Los Angeles Times, May 6, 2003
During the Iraq war, much was made of the accomplishments of noncitizens in the military. To speed the granting of citizenship to these "green-card soldiers," President Bush waived the three-year residency requirement for naturalization. Sen. Barbara Boxer, Rep. Darrell Issa and others have introduced legislation to ease citizenship requirements for immigrants in the service or their families.
But no one seems to have stepped back and questioned the underlying policy: Is it a good idea to allow noncitizens to enlist?
There now are more than 37,000 lawful permanent residents - green-card holders - in the military, accounting for about 3% of active-duty personnel. (Illegal aliens are prohibited from enlisting - for now). They make up 4% to 5% of all new enlistees, and their numbers have grown by one-third since 2000.
Barring changes in immigration policy, this trend will only continue as immigrants make up an ever-growing share of young people. In March 2002, children of immigrant mothers accounted for 18.3% of the school-age population and 19.2% of those younger than school age.
There are two kinds of problems with the enlistment of noncitizens: principle and practical.
To begin with principle: The question here is one of membership in the nation. Theodore Roosevelt rightly said that "if the immigrant who comes here in good faith becomes an American and assimilates himself to us, he shall be treated on an exact equality with everyone else." But Roosevelt's next sentence is also relevant: "But this is predicated upon the man's becoming in very fact an American, and nothing but an American."
An immigrant becomes "in very fact an American" by becoming a citizen. The oath taken by new recruits would seem to presuppose that they are already Americans: "I do solemnly swear that I will support and defend the Constitution of the United States against all enemies, foreign and domestic; that I will bear true faith and allegiance to the same." Until an immigrant fully becomes one of us, how can we expect him to "bear true faith and allegiance" to our Constitution, rather than his own? To use an analogy from a different arena, you can't serve on the altar until you join the church.
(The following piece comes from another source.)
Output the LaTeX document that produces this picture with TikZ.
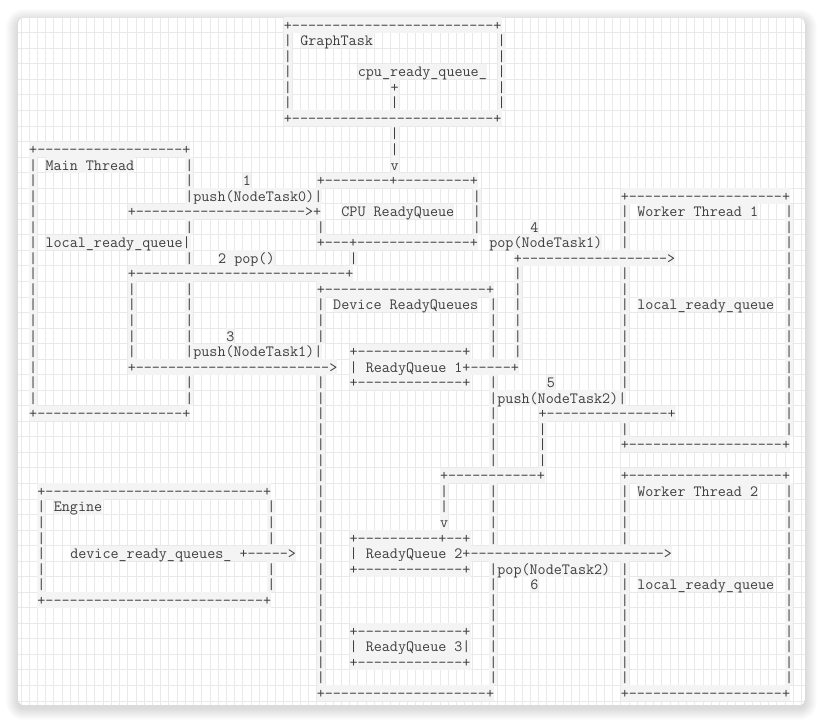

Then there are the practical problems: As the proportion of noncitizens in the armed forces grows, there is the real possibility that defending the United States will become "work Americans won't do."
Over the long term, budget pressures and high enlistment targets will create incentives for the armed services to continue to cut back on pay and benefits and to hope that shortfalls can be made up by noncitizens seeking accelerated citizenship. This would save the Pentagon money but make military service relatively less appealing to those Americans who already have citizenship.
This didn't happen during previous waves of immigration because there was little disparity between immigrants and the native-born in the other characteristics that affect enlistment rates - educational attainment, for instance. But now the disparities are huge.
This points to another practical problem. By limiting military service to those who have already become citizens, we might be less likely to face instances of desertion and treason, like the San Patricio Battalion, a group of Irish immigrants in our Army that defected to fight for the enemy in the Mexican War. Although Sgt. Asan Akbar, the Muslim convert who allegedly killed two of his comrades in a grenade attack in Kuwait, was not an immigrant, the Washington Times reported recently that U.S. officials feared more attacks from the 4,000-plus Muslims, many of them immigrants, in the armed forces.
There is a way out of this problem without changing the military's rules: reducing immigration. Though the principled argument is unrelated to numbers, it would become less salient if there were fewer noncitizens enlisting. And the practical problems with immigrant enlistment would shrink if the immigrant population were to shrink. Noncitizen enlistment and mass immigration just don't go together. One or the other needs to be ended.
Mark Krikorian is executive director of the Center for Immigration Studies.